Désignation du recteur et précarité académique

Dans le cadre de la procédure de désignation du recteur de l'Université de Genève, le comité de l'ACCORDER (Association commune du corps des collaborateurs et des collaboratrices de l'enseignement et de la recherche) souhaite s'exprimer sur les liens entre cette désignation et l'amélioration des conditions de travail du corps intermédiaire (CCER).

Depuis sa refondation en 2020, le comité de l'ACCORDER se mobilise sur la sphère locale et nationale pour que la précarité structurelle du CCER soit enfin reconnue, et que des solutions soient trouvées et mises en œuvre.

La précarité des conditions d'emploi est une réalité qui touche 80% du personnel de l'enseignement et de la recherche dans les universités suisses. À l'Université de Genève, 48% du CCER senior (soit six cents personnes) ont des contrats à durée déterminée et/ou de suppléance, alors qu'un millier de post-doctorant·es et de maître-assistant·es ne trouveront, pour la plupart, jamais de poste stable et seront contraint·es de quitter le milieu académique. La précarité de l'emploi crée des situations de forte vulnérabilité révélée de manière alarmante par les chiffres issus de l'enquête 2021 sur les conditions de travail du CCER : 21,7 % des répondant‧es disent avoir subi ou subir du harcèlement moral et 3,4% d'entre elle‧eux subir du harcèlement sexuel.

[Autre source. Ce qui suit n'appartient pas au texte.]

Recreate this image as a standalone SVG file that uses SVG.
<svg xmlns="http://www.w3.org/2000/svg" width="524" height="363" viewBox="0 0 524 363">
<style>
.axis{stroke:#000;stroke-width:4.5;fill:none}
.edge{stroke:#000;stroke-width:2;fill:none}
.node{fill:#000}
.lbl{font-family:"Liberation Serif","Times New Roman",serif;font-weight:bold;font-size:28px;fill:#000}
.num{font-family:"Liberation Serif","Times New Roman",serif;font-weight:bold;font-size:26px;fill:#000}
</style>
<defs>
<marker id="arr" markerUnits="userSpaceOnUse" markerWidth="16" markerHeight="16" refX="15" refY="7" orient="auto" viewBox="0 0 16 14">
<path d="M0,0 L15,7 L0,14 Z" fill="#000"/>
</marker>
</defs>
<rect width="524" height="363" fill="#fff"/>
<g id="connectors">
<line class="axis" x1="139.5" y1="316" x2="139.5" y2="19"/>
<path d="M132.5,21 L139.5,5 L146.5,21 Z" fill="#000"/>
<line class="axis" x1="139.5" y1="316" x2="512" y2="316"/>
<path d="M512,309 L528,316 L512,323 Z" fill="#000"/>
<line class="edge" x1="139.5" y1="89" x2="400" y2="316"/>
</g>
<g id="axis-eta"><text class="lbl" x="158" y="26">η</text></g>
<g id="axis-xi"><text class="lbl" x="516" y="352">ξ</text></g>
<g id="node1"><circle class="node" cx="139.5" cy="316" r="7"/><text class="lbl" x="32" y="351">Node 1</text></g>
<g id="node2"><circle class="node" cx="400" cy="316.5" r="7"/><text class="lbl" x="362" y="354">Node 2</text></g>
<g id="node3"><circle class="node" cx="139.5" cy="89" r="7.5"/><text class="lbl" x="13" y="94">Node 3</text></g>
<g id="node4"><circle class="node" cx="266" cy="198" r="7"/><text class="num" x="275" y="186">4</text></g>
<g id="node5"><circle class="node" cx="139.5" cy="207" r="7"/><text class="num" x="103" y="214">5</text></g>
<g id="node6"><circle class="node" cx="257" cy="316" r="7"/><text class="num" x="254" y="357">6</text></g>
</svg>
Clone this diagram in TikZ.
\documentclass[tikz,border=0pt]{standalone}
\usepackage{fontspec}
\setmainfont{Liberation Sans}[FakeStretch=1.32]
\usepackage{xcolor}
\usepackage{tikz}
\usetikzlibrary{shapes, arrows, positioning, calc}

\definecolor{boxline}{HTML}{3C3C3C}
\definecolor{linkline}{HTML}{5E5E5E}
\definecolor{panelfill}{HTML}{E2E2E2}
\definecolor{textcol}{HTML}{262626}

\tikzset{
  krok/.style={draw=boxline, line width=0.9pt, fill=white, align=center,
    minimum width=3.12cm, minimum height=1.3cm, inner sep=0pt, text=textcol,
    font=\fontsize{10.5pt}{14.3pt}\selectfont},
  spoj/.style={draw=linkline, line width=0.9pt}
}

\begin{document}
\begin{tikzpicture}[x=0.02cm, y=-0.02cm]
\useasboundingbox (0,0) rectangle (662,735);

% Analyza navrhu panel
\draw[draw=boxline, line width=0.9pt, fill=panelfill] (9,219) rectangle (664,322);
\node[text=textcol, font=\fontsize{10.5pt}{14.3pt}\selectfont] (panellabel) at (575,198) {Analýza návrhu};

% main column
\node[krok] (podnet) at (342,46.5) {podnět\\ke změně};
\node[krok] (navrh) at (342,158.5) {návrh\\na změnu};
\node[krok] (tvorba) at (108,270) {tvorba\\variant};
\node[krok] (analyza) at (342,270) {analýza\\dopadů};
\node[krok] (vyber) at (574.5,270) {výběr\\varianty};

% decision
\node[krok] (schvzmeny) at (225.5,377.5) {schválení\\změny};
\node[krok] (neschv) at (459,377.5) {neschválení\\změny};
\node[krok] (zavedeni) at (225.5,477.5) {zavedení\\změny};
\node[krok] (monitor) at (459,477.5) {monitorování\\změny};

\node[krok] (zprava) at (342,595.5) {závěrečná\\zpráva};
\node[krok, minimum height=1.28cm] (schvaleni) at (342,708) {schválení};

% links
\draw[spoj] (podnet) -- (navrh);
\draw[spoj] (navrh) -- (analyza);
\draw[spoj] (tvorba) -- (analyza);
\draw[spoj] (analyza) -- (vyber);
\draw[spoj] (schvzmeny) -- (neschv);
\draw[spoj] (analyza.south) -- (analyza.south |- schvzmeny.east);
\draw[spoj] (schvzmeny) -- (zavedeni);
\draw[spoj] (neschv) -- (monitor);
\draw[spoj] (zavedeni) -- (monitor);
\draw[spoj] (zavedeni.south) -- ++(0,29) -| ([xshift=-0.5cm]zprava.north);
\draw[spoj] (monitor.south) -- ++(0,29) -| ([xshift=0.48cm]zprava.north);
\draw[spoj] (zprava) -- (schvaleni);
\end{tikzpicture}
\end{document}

L'absence de postes stables, tout comme la mise en compétition extrême des chercheur·euses, impliquent un ensemble de contraintes allant de la mobilité forcée aux difficultés à gérer un équilibre entre les sphères professionnelles et familiale, des éléments qui sont autant dommageables pour la santé mentale des employé·es qu'à la qualité de la recherche.

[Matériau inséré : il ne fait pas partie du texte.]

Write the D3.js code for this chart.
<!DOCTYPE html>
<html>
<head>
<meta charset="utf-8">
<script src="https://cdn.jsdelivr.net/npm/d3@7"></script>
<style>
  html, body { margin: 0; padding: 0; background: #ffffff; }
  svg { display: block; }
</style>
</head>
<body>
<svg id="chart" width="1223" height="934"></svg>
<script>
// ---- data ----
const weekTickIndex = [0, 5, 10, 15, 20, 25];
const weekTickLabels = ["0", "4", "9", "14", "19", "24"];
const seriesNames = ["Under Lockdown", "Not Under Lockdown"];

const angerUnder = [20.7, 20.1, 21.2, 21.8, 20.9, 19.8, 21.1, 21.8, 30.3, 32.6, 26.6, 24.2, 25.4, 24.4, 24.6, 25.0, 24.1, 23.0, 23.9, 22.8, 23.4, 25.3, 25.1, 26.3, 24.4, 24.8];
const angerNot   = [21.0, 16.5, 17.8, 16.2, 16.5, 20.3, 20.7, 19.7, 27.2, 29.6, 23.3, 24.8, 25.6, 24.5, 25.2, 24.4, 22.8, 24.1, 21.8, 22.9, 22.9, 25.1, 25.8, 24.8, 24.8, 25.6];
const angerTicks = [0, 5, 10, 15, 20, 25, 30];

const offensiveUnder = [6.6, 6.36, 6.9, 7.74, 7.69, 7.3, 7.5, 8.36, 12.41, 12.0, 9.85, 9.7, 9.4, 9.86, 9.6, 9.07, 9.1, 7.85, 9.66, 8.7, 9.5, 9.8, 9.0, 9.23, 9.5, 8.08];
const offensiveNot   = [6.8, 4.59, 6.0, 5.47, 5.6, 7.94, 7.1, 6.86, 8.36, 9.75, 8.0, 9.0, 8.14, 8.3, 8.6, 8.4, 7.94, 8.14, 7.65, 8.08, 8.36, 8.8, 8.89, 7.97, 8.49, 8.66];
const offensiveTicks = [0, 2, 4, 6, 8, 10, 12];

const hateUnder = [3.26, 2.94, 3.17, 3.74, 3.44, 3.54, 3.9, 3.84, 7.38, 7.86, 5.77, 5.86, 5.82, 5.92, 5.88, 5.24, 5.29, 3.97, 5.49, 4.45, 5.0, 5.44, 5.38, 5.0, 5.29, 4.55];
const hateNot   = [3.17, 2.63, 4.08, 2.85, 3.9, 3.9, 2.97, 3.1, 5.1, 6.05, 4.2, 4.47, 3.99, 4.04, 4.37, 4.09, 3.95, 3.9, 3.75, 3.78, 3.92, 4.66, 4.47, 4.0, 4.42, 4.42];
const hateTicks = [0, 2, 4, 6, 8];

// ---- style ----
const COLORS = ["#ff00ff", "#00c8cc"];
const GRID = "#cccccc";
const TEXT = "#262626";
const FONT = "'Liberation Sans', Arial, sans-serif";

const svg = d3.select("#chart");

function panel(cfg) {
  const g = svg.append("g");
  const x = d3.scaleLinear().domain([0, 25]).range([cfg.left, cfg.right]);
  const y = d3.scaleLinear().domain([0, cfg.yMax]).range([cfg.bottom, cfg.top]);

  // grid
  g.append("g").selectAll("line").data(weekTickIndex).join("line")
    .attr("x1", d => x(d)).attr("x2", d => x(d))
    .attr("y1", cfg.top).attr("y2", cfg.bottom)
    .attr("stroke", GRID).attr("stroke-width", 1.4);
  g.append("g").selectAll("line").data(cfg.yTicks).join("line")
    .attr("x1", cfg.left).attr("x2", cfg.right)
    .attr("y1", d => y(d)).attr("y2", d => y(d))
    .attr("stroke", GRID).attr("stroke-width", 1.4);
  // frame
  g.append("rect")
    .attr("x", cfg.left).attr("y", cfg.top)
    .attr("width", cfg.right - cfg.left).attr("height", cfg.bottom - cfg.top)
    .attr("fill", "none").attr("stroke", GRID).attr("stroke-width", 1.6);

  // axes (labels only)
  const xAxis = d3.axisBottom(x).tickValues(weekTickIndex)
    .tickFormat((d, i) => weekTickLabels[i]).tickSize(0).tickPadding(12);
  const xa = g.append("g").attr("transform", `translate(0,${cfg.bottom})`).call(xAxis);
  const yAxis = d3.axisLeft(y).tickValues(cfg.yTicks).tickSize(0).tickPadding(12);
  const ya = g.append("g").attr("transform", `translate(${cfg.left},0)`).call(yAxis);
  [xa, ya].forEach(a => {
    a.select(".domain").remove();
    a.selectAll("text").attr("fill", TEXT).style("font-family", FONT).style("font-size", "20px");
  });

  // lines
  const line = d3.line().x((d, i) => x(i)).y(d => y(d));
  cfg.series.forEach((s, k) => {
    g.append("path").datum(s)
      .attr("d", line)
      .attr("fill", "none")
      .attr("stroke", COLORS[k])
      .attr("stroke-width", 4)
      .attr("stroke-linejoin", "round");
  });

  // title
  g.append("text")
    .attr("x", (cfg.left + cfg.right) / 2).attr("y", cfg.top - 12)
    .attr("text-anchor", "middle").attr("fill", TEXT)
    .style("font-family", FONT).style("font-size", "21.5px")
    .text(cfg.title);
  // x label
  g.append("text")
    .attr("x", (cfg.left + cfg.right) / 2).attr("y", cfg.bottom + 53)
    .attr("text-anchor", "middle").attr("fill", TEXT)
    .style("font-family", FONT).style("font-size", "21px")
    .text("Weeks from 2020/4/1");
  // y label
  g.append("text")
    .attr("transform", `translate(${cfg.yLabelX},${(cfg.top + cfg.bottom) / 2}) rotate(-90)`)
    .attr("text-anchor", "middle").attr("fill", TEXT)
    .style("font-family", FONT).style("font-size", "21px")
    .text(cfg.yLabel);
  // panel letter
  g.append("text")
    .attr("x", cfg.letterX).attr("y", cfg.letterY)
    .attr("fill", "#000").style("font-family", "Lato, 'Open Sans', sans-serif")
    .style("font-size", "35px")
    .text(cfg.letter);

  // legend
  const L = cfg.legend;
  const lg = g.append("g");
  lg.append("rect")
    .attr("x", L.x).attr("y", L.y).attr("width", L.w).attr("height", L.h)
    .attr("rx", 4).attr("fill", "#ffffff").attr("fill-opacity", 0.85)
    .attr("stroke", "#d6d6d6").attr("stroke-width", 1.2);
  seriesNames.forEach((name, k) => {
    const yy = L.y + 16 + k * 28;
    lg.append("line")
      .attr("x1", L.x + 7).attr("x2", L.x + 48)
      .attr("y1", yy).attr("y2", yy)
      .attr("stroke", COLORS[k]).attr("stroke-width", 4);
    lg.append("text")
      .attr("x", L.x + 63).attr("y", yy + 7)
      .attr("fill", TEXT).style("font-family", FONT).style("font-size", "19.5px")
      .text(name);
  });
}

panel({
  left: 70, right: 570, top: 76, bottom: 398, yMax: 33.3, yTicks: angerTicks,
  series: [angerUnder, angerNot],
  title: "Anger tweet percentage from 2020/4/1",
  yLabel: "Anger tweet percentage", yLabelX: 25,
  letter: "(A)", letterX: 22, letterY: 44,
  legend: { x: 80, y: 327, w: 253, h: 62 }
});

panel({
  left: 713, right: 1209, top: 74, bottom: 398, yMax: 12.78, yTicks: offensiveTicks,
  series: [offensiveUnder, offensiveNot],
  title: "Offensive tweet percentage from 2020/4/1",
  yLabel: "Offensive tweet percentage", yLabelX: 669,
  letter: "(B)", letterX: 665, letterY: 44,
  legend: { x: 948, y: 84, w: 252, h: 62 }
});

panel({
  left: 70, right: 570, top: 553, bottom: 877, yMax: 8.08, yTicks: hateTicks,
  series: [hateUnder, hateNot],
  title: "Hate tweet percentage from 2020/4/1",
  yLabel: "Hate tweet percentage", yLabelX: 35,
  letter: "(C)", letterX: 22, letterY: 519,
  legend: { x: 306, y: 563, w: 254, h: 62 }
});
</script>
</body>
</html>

Notre comité tient ainsi à manifester sa pleine et entière adhésion au contenu du communiqué de l'Assemblée de l'université du 11 janvier 2023, notamment aux réflexions concernant la précarité, l'accès des femmes à des postes à responsabilité ainsi que la transition socio-écologique. Nous nous réjouissons également que ces sujets aient été abordés frontalement par Éric Bauce – le candidat désigné par l’Assemblée – lors d'un entretien à l'émission Forum de la RTS. Lors de cet interview, le candidat a en effet reconnu l'existence d'une précarité d'ampleur dans le système académique. Il s'est également prononcé en faveur de l'égalité de traitement et de l'amélioration de nos conditions de travail. Nous pouvons donc nous réjouir de constater que la précarité du corps intermédiaire est enfin devenue l'un des enjeux principaux de la politique universitaire actuelle et que des améliorations sont souhaitées par l'ensemble des différents corps de la communauté universitaire et par un candidat au poste de recteur.

Notre comité est convaincu qu'une autre université est possible, plus respectueuse de ses collaborateur·ices, moins nocive pour la santé mentale de l'ensemble de ses membres, plus juste socialement, et ainsi plus à même de faire face aux défis de la transition socio-écologique qui s'impose à toute institution publique aujourd'hui. Nous nous réjouissons donc que l'Assemblée de l'Université se soit prononcée en faveur du candidat ayant présenté un programme de transition socio-écologique et nous soutenons la position qui consiste à associer cette transition à une lutte contre la précarité. Nous saluons également le fait que l'Assemblée de l'Université tire les leçons de ce recrutement en souhaitant mener une réflexion sur les moyens de susciter des candidatures féminines et de favoriser l'emploi des femmes à des postes à responsabilité. Nous sommes convaincu·es que la résolution de ce problème de recrutement devra passer par une remise en question de la structure académique et du modèle actuel basé sur le sur-travail, le sacrifice de soi et l’abandon de ses recherches.

Finalement, le comité d'ACCORDER souhaite apporter son soutien à l'Assemblée de l'Université dont le travail a été violemment critiqué dans les médias. Nous militons également depuis notre refondation pour une reconnaissance symbolique et matérielle du travail accompli par certains membres de la communauté universitaire au sein des différentes instances participatives. C'est un besoin de reconnaissance qui s'avère aujourd'hui nécessaire face à la violence des polémiques et pour continuer à faire fonctionner la démocratie participative à l'Université.